Anders als 2020 finden am Samstag trotz Corona 1.-Mai-Demos in Liestal und Basel statt. Ist die Durchführung unter den Gewerkschaften umstritten? Immerhin könnte sie zu mehr Ansteckungen und einer weiteren Belastung des Pflegepersonals führen.
Diese Frage ist tatsächlich umstritten. Es kann ja gerade ein Akt der Solidarität gegenüber dem Gesundheitspersonal sein, nicht an eine Demo zu gehen. Solche Stimmen gibt es. Der 1. Mai lebt aber von der Öffentlichkeit und ich bin der Meinung, unter Einhaltung der entsprechenden Schutzmassnahmen ist eine Teilnahme vertretbar. Die Gewerkschaftsbewegung geht verantwortungsvoll mit diesem Risiko um.
Zur Person
vs. Marco Geu ist Fachbereichsleiter für den Detailhandel und das Gesundheitswesen bei der Gewerkschaft Syna. Aufgewachsen in Rickenbach, wohnt er heute im Kleinbasel. Er studierte in Basel und Zürich Geschichte und arbeitet derzeit in seinem Fachgebiet am Doktor-Titel an der Uni Bern.

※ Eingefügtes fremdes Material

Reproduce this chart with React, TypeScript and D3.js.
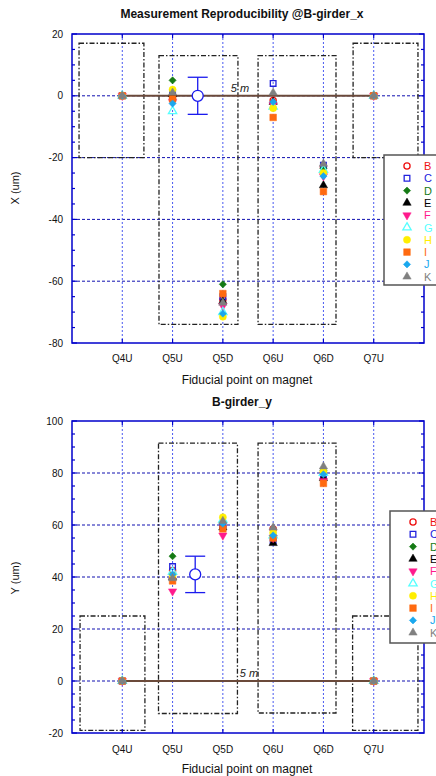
import React, { useRef, useEffect } from 'react';
import * as d3 from 'd3';

const categories = ['Q4U', 'Q5U', 'Q5D', 'Q6U', 'Q6D', 'Q7U'];
const seriesNames = ['B', 'C', 'D', 'E', 'F', 'G', 'H', 'I', 'J', 'K'];
const seriesColors = ['#ee1111', '#2222dd', '#157a15', '#000000', '#ff1a8c', '#55ffff', '#ffee00', '#ff6a10', '#1aa8ee', '#808080'];
const seriesShapes = ['circleOpen', 'squareOpen', 'diamond', 'triangle', 'triangleDown', 'triangleOpen', 'circle', 'square', 'diamond', 'triangle'];

// X (um) per series, one value per category
const xB = [0, -1, -66, -1.5, -23, 0];
const xC = [0, 1, -65, 4, -22.5, 0];
const xD = [0, 5, -61, -2.5, -23.5, 0];
const xE = [0, 0.5, -66.5, -2, -29, 0];
const xF = [0, -2, -68, -3, -26, 0];
const xG = [0, -5, -70, -3.5, -24, 0];
const xH = [0, 2, -71.5, -4, -25, 0];
const xI = [0, -1, -64, -7, -31, 0];
const xJ = [0, -2.5, -70.5, -2, -26, 0];
const xK = [0, 1, -67, 1, -22, 0];

// Y (um)
const yB = [0, 42.5, 59.5, 58.5, 80, 0];
const yC = [0, 44, 60, 54, 79, 0];
const yD = [0, 48, 61, 56, 81, 0];
const yE = [0, 40, 59, 53, 78, 0];
const yF = [0, 34.5, 56, 55, 77, 0];
const yG = [0, 42, 62, 56, 80, 0];
const yH = [0, 40.5, 63, 57, 80.5, 0];
const yI = [0, 38.5, 58.5, 55, 76, 0];
const yJ = [0, 41, 60.5, 56, 79.5, 0];
const yK = [0, 39.5, 61.5, 59, 82.5, 0];

const xTicks = [20, 0, -20, -40, -60, -80];
const yTicks = [100, 80, 60, 40, 20, 0, -20];

// magnet outlines: [from, to, top, bottom] in category index / um
const magnetsX = [[0.14, 1.43, 17, -20], [1.73, 3.3, 13, -74], [3.7, 5.25, 13, -74], [5.59, 6.88, 17, -20]];
const magnetsY = [[0.16, 1.45, 25, -19], [1.72, 3.29, 91.5, -12.5], [3.7, 5.25, 91.5, -12.3], [5.58, 6.88, 25, -19]];

// mean with error bar: [position, mean, err]
const meanX = [2.5, 0, 6];
const meanY = [2.45, 41, 7];

const font = 'Liberation Sans, Arial, sans-serif';

function marker(shape) {
  const s = d3.symbol();
  if (shape.startsWith('circle')) return s.type(d3.symbolCircle).size(shape === 'circle' ? 40 : 30)();
  if (shape.startsWith('square')) return s.type(d3.symbolSquare).size(shape === 'square' ? 44 : 32)();
  if (shape === 'diamond') return s.type(d3.symbolSquare).size(26)();
  return s.type(d3.symbolTriangle).size(30)();
}

function drawMarker(g, shape, color, cx, cy) {
  const open = shape.endsWith('Open');
  let rot = 0;
  if (shape === 'diamond') rot = 45;
  if (shape === 'triangleDown') rot = 180;
  g.append('path')
    .attr('d', marker(shape))
    .attr('transform', 'translate(' + cx + ',' + cy + ') rotate(' + rot + ')')
    .attr('fill', open ? 'none' : color)
    .attr('stroke', color)
    .attr('stroke-width', open ? 1.3 : 0.5);
}

function drawPanel(svg, c) {
  const x = d3.scaleLinear().domain([0, 7]).range([72, 424]);
  const y = d3.scaleLinear().domain(c.domain).range([c.bottom, c.top]);
  const g = svg.append('g').style('font-family', font);

  g.append('text').attr('x', 242).attr('y', c.titleY).attr('text-anchor', 'middle')
    .attr('font-weight', 'bold').attr('font-size', 12).attr('fill', '#111').text(c.title);

  // grid
  g.append('g').selectAll('line')
    .data(c.ticks.filter(t => t !== c.domain[0] && t !== c.domain[1]))
    .join('line')
    .attr('x1', x(0)).attr('x2', x(7))
    .attr('y1', d => y(d)).attr('y2', d => y(d))
    .attr('stroke', '#1010b0').attr('stroke-width', 1).attr('stroke-dasharray', '3,2');
  g.append('g').selectAll('line')
    .data(categories)
    .join('line')
    .attr('x1', (d, i) => x(i + 1)).attr('x2', (d, i) => x(i + 1))
    .attr('y1', y(c.domain[1])).attr('y2', y(c.domain[0]))
    .attr('stroke', '#4a5af0').attr('stroke-width', 1).attr('stroke-dasharray', '2,2');

  // magnets
  g.append('g').selectAll('rect')
    .data(c.boxes)
    .join('rect')
    .attr('x', d => x(d[0])).attr('y', d => y(d[2]))
    .attr('width', d => x(d[1]) - x(d[0])).attr('height', d => y(d[3]) - y(d[2]))
    .attr('fill', 'none').attr('stroke', '#222').attr('stroke-width', 1.3)
    .attr('stroke-dasharray', '5,2,1.5,2');

  // 5 m line
  g.append('line').attr('x1', x(1)).attr('x2', x(6)).attr('y1', y(0)).attr('y2', y(0))
    .attr('stroke', '#6b4a3a').attr('stroke-width', 2);
  g.append('text').attr('x', c.fiveX).attr('y', y(0) - 4).attr('text-anchor', 'middle')
    .attr('font-style', 'italic').attr('font-size', 11).attr('fill', '#222').text('5 m');

  // mean & error bar
  const [mx, mv, me] = c.mean;
  const eg = g.append('g').attr('stroke', '#1a1aee').attr('stroke-width', 1.3).attr('fill', 'none');
  eg.append('line').attr('x1', x(mx)).attr('x2', x(mx)).attr('y1', y(mv + me)).attr('y2', y(mv - me));
  eg.append('line').attr('x1', x(mx) - 10).attr('x2', x(mx) + 10).attr('y1', y(mv + me)).attr('y2', y(mv + me));
  eg.append('line').attr('x1', x(mx) - 10).attr('x2', x(mx) + 10).attr('y1', y(mv - me)).attr('y2', y(mv - me));
  eg.append('circle').attr('cx', x(mx)).attr('cy', y(mv)).attr('r', 5.5).attr('fill', '#fff');

  // points
  c.series.forEach((vals, si) => {
    vals.forEach((v, j) => drawMarker(g, seriesShapes[si], seriesColors[si], x(j + 1), y(v)));
  });

  // frame & ticks
  g.append('rect').attr('x', x(0)).attr('y', y(c.domain[1]))
    .attr('width', x(7) - x(0)).attr('height', y(c.domain[0]) - y(c.domain[1]))
    .attr('fill', 'none').attr('stroke', '#0000cc').attr('stroke-width', 1.5);
  const minor = d3.range(c.domain[0], c.domain[1] + 0.1, 5);
  const tg = g.append('g').attr('stroke', '#0000cc').attr('stroke-width', 1.2);
  minor.forEach(t => {
    const len = c.ticks.includes(t) ? 5 : 3;
    tg.append('line').attr('x1', x(0)).attr('x2', x(0) + len).attr('y1', y(t)).attr('y2', y(t));
    tg.append('line').attr('x1', x(7)).attr('x2', x(7) - len).attr('y1', y(t)).attr('y2', y(t));
  });
  categories.forEach((d, i) => {
    tg.append('line').attr('x1', x(i + 1)).attr('x2', x(i + 1)).attr('y1', y(c.domain[1])).attr('y2', y(c.domain[1]) + 4);
    tg.append('line').attr('x1', x(i + 1)).attr('x2', x(i + 1)).attr('y1', y(c.domain[0])).attr('y2', y(c.domain[0]) - 4);
  });

  // tick labels
  g.append('g').selectAll('text').data(c.ticks).join('text')
    .attr('x', 63).attr('y', d => y(d) + 3.5).attr('text-anchor', 'end')
    .attr('font-size', 10).attr('fill', '#111').text(d => d);
  g.append('g').selectAll('text').data(categories).join('text')
    .attr('x', (d, i) => x(i + 1)).attr('y', c.catY).attr('text-anchor', 'middle')
    .attr('font-size', 10).attr('fill', '#111').text(d => d);
  g.append('text').attr('x', 247).attr('y', c.xTitleY).attr('text-anchor', 'middle')
    .attr('font-size', 12).attr('fill', '#111').text('Fiducial point on magnet');
  g.append('text').attr('transform', 'translate(19,' + c.yTitleMid + ') rotate(-90)')
    .attr('text-anchor', 'middle').attr('font-size', 11).attr('fill', '#111').text(c.yLabel);

  // legend
  const L = c.legend;
  const lg = g.append('g');
  lg.append('rect').attr('x', L.x).attr('y', L.y).attr('width', 70).attr('height', L.h)
    .attr('fill', '#fff').attr('stroke', '#555').attr('stroke-width', 1.5);
  seriesNames.forEach((n, i) => {
    const yy = L.y + 11 + i * L.step;
    drawMarker(lg, seriesShapes[i], seriesColors[i], L.x + 23, yy);
    lg.append('text').attr('x', L.x + 40).attr('y', yy + 4).attr('font-size', 11)
      .attr('fill', seriesColors[i]).text(n);
  });
}

const topCfg = {
  title: 'Measurement Reproducibility @B-girder_x', titleY: 18,
  domain: [-80, 20], top: 34, bottom: 343, ticks: xTicks,
  catY: 362, xTitleY: 384, yLabel: 'X (um)', yTitleMid: 188,
  boxes: magnetsX, mean: meanX, fiveX: 240,
  series: [xB, xC, xD, xE, xF, xG, xH, xI, xJ, xK],
  legend: { x: 384, y: 155, h: 130, step: 12.3 },
};

const bottomCfg = {
  title: 'B-girder_y', titleY: 406,
  domain: [-20, 100], top: 421, bottom: 733, ticks: yTicks,
  catY: 753, xTitleY: 773, yLabel: 'Y (um)', yTitleMid: 578,
  boxes: magnetsY, mean: meanY, fiveX: 249,
  series: [yB, yC, yD, yE, yF, yG, yH, yI, yJ, yK],
  legend: { x: 390, y: 511, h: 132, step: 12.3 },
};

export default function App() {
  const ref = useRef(null);
  useEffect(() => {
    const svg = d3.select(ref.current);
    svg.selectAll('*').remove();
    drawPanel(svg, topCfg);
    drawPanel(svg, bottomCfg);
  }, []);
  return (
    <svg ref={ref} width={436} height={776}
      style={{ position: 'absolute', left: 0, top: 0, background: '#fff' }} />
  );
}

Den meisten «Volksstimme»-Leserinnen und -Lesern dürfte Marco Geus Name aber vertraut sein, weil er in Rickenbach mit 25 zum jüngsten Gemeindepräsidenten des Baselbiets gewählt wurde. Dem Gemeinderat gehörte er acht Jahre an. Auf kantonaler Ebene sass er fünf Jahre lang in der Arbeitsgemeinschaft zur Herausgabe von Baselbieter Heimatkunden und präsidierte bis 2020 während dreier Jahre die Fachkommission Baselbieter Heimatbuch.